Mechanisms of glucocorticoid action in bone

Glucocorticoids cause profound effects on bone cell replication, differentiation, and function. Glucocorticoids increase bone resorption by stimulating osteoclastogenesis by increasing the expression of RANK ligand and decreasing the expression of its decoy receptor, osteoprotegerin. In accordance with the increase in bone resorption, glucocorticoids stimulate the expression of collagenase 3 by posttranscriptional mechanisms. The most significant effect of glucocorticoids in bone is an inhibition of bone formation. This is because of a decrease in the number of osteoblasts and their function. The decrease in cell number is secondary to a decrease in osteoblastic cell replication and differentiation, and an increase in the apoptosis of mature osteoblasts. Glucocorticoids decrease osteoblastic function directly and indirectly through the modulation of growth factor expression, receptor binding, or binding protein levels.
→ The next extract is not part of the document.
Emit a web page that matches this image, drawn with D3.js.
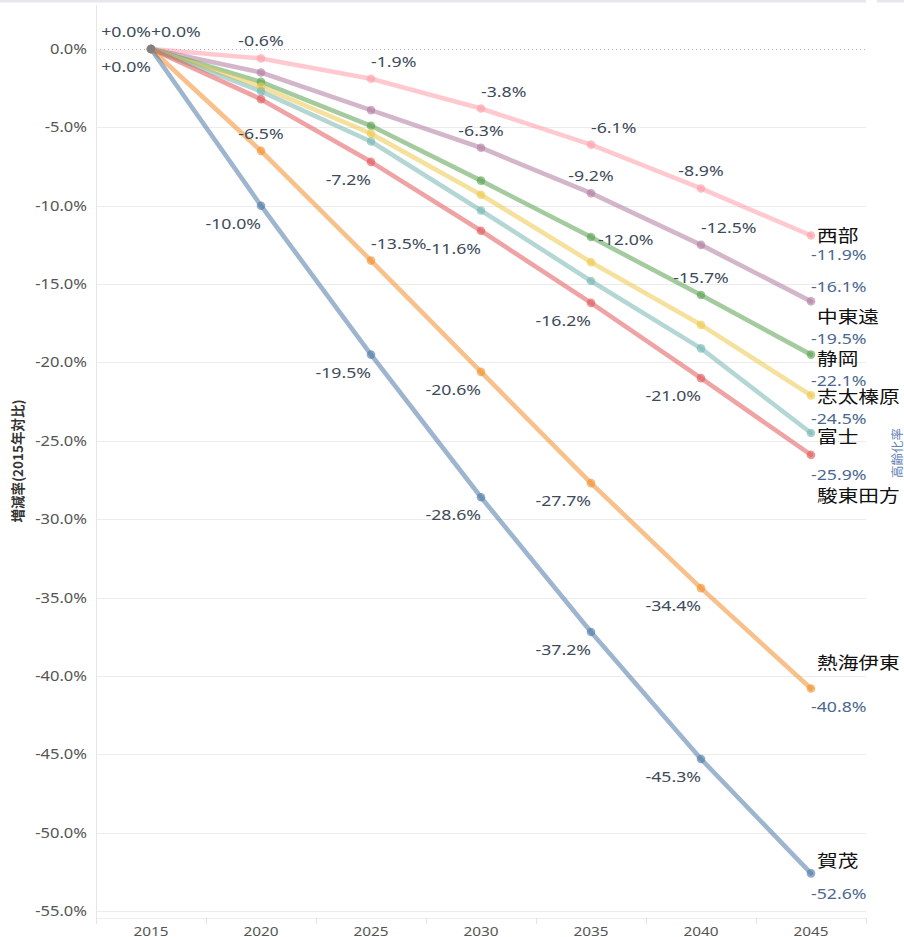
<!DOCTYPE html>
<html>
<head>
<meta charset="utf-8">
<script src="https://cdn.jsdelivr.net/npm/d3@7"></script>
<style>
  body { margin: 0; background: #fff; }
  svg { display: block; }
</style>
</head>
<body>
<svg id="chart" width="904" height="937"></svg>
<script>
// ---- data: population change vs. 2015 (%) by region ----
const years = [2015, 2020, 2025, 2030, 2035, 2040, 2045];
const regionNames = ["西部", "中東遠", "静岡", "志太榛原", "富士", "駿東田方", "熱海伊東", "賀茂"];
const seibu        = [0, -0.6, -1.9, -3.8, -6.1, -8.9, -11.9];
const chutoen      = [0, -1.5, -3.9, -6.3, -9.2, -12.5, -16.1];
const shizuoka     = [0, -2.1, -4.9, -8.4, -12.0, -15.7, -19.5];
const shidaHaibara = [0, -2.4, -5.4, -9.3, -13.6, -17.6, -22.1];
const fuji         = [0, -2.7, -5.9, -10.3, -14.8, -19.1, -24.5];
const suntoTagata  = [0, -3.2, -7.2, -11.6, -16.2, -21.0, -25.9];
const atamiIto     = [0, -6.5, -13.5, -20.6, -27.7, -34.4, -40.8];
const kamo         = [0, -10.0, -19.5, -28.6, -37.2, -45.3, -52.6];
const yTickValues  = [0, -5, -10, -15, -20, -25, -30, -35, -40, -45, -50, -55];
const yTitle = "増減率(2015年対比)";
const rightTitle = "高齢化率";

const seriesValues = [seibu, chutoen, shizuoka, shidaHaibara, fuji, suntoTagata, atamiIto, kamo];

// ---- styling / layout ----
const colors = ["#ff9da7", "#b07aa1", "#59a14f", "#edc948", "#76b7b2", "#e15759", "#f28e2b", "#4e79a7"];
const SX = 1.18;   // horizontal text stretch
// which value labels are shown and where (a=above, b=below, l/r=side, r=right of mark)
const labelPlacement = {
  "西部":     [null, "a", "ar", "ar", "ar", "a", "end"],
  "中東遠":   [null, null, null, "a", "a", "ar", "end"],
  "静岡":     [null, null, null, null, "r", "a", "end"],
  "志太榛原": [null, null, null, null, null, null, "end"],
  "富士":     [null, null, null, null, null, null, "end"],
  "駿東田方": [null, null, "bl", "bl", "bl", "bl", "end"],
  "熱海伊東": ["bl", "a", "ar", "bl", "bl", "bl", "end"],
  "賀茂":     ["al", "bl", "bl", "bl", "bl", "bl", "end"]
};
const zeroAboveRight = "西部";
// end-of-line value / name offsets
const endValueDy = {"西部": 19, "中東遠": -15, "静岡": -16, "志太榛原": -15, "富士": -14.5, "駿東田方": 19.5, "熱海伊東": 18, "賀茂": 20};
const endNameDy  = {"西部": 0, "中東遠": 15, "静岡": 4, "志太榛原": 1.5, "富士": 3.5, "駿東田方": 41, "熱海伊東": -26, "賀茂": -13};

const locale = d3.formatLocale({decimal: ".", thousands: ",", grouping: [3], currency: ["", ""], minus: "-"});
const f1 = locale.format(".1f");
const fmt = v => (v >= 0 ? "+" : "") + f1(v) + "%";

const svg = d3.select("#chart");
const plot = {left: 96, right: 866, top: 5, zeroY: 49, bottomY: 911};

const x = d3.scaleBand().domain(years).range([plot.left, plot.right]).padding(0);
const cx = d => x(d) + x.bandwidth() / 2;
const y = d3.scaleLinear().domain([0, -55]).range([plot.zeroY, plot.bottomY]);

// top frame strip
svg.append("rect").attr("x", 0).attr("y", 0).attr("width", 866).attr("height", 2.5).attr("fill", "#e4e7eb");
svg.append("rect").attr("x", 877).attr("y", 0).attr("width", 27).attr("height", 2.5).attr("fill", "#e4e7eb");

// gridlines
const grid = svg.append("g");
grid.selectAll("line.g").data(yTickValues.filter(v => v !== 0)).join("line")
  .attr("x1", plot.left).attr("x2", plot.right)
  .attr("y1", d => Math.round(y(d)) + 0.5).attr("y2", d => Math.round(y(d)) + 0.5)
  .attr("stroke", "#ececec").attr("stroke-width", 1);
// zero reference line
grid.append("line").attr("x1", plot.left).attr("x2", plot.right)
  .attr("y1", Math.round(y(0)) + 0.5).attr("y2", Math.round(y(0)) + 0.5)
  .attr("stroke", "#b5b5b5").attr("stroke-width", 1).attr("stroke-dasharray", "1,3");
// left axis rule
grid.append("line").attr("x1", plot.left + 0.5).attr("x2", plot.left + 0.5)
  .attr("y1", plot.top).attr("y2", 923).attr("stroke", "#e6e6e6");
// x axis rule and band separators
grid.append("line").attr("x1", plot.left).attr("x2", plot.right)
  .attr("y1", 918.5).attr("y2", 918.5).attr("stroke", "#eeeeee");
const seps = years.map(d => x(d)).concat([plot.right]);
grid.selectAll("line.sep").data(seps).join("line")
  .attr("x1", d => Math.round(d) + 0.5).attr("x2", d => Math.round(d) + 0.5)
  .attr("y1", 918).attr("y2", 924).attr("stroke", "#e3e3e3");

// text helper with horizontal stretch
function stretchedText(g, px, py, str, anchor, opts) {
  const gg = g.append("g").attr("transform", `translate(${px},${py}) scale(${SX},1)`);
  return gg.append("text").attr("x", 0).attr("y", 0).attr("dy", "0.36em")
    .attr("text-anchor", anchor)
    .attr("font-family", opts.family || "'Noto Sans', sans-serif")
    .attr("font-size", opts.size)
    .attr("font-weight", opts.weight || "normal")
    .attr("fill", opts.fill)
    .text(str);
}

// y axis tick labels
const yAxisG = svg.append("g");
yTickValues.forEach(v => {
  stretchedText(yAxisG, 87, y(v), f1(v) + "%", "end", {size: 14, fill: "#555"});
});
// x axis labels
const xAxisG = svg.append("g");
years.forEach(yr => {
  stretchedText(xAxisG, cx(yr), 931, String(yr), "middle", {size: 13, fill: "#555"});
});

// axis titles
svg.append("text")
  .attr("transform", `translate(18,461) rotate(-90)`)
  .attr("text-anchor", "middle").attr("dy", "0.36em")
  .attr("font-family", "'Noto Sans CJK JP', sans-serif").attr("font-size", 13.5).attr("font-weight", "bold")
  .attr("fill", "#333").text(yTitle);
svg.append("text")
  .attr("transform", `translate(897,453) rotate(-90)`)
  .attr("text-anchor", "middle").attr("dy", "0.36em")
  .attr("font-family", "'Noto Sans CJK JP', sans-serif").attr("font-size", 12.5)
  .attr("fill", "#5f82b5").text(rightTitle);

// lines and markers
const line = d3.line().x((d, i) => cx(years[i])).y(d => y(d));
const marks = svg.append("g");
seriesValues.forEach((vals, si) => {
  marks.append("path").datum(vals).attr("d", line)
    .attr("fill", "none").attr("stroke", colors[si]).attr("stroke-width", 4.6)
    .attr("stroke-opacity", 0.55).attr("stroke-linejoin", "round").attr("stroke-linecap", "round");
});
seriesValues.forEach((vals, si) => {
  marks.selectAll(null).data(vals).join("circle")
    .attr("cx", (d, i) => cx(years[i])).attr("cy", d => y(d)).attr("r", 4.3)
    .attr("fill", colors[si]).attr("fill-opacity", 0.62);
});

// value labels
const labelsG = svg.append("g");
const offsets = {
  a:  {anchor: "middle", dx: 0, dy: -17.5},
  ar: {anchor: "start",  dx: 0, dy: -17},
  al: {anchor: "end",    dx: 0, dy: -17.5},
  b:  {anchor: "middle", dx: 0, dy: 18},
  bl: {anchor: "end",    dx: 0, dy: 17.5},
  br: {anchor: "start",  dx: 0, dy: 18.5},
  r:  {anchor: "start",  dx: 7, dy: 2.5}
};
seriesValues.forEach((vals, si) => {
  const name = regionNames[si];
  const place = labelPlacement[name];
  vals.forEach((v, i) => {
    const p = place[i];
    if (!p) return;
    const px = cx(years[i]), py = y(v);
    if (p === "end") {
      stretchedText(labelsG, px, py + endValueDy[name], fmt(v), "start", {size: 15, fill: "#4a6790"});
      stretchedText(labelsG, px + 6, py + endNameDy[name], name, "start",
        {size: 17.5, fill: "#111", family: "'Noto Sans CJK JP', sans-serif"});
    } else {
      const o = offsets[p];
      stretchedText(labelsG, px + o.dx, py + o.dy, fmt(v), o.anchor, {size: 15, fill: "#3d4a5a"});
    }
  });
});
// second zero label above-right of the common origin
stretchedText(labelsG, cx(years[0]), y(0) - 17.5, fmt(seriesValues[regionNames.indexOf(zeroAboveRight)][0]), "start", {size: 15, fill: "#3d4a5a"});
</script>
</body>
</html>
Clinically, patients with glucocorticoid-induced osteoporosis (GIOP) develop bone loss in the first few months of glucocorticoid exposure, and modest doses of glucocorticoids increase the risk of fractures of the spine and hip. Bisphosphonates inhibit bone resorption and prevent and revert the bone loss that follows glucocorticoid exposure. Anabolic agents, such as parathyroid hormone, stimulate bone formation and can increase bone mass in GIOP.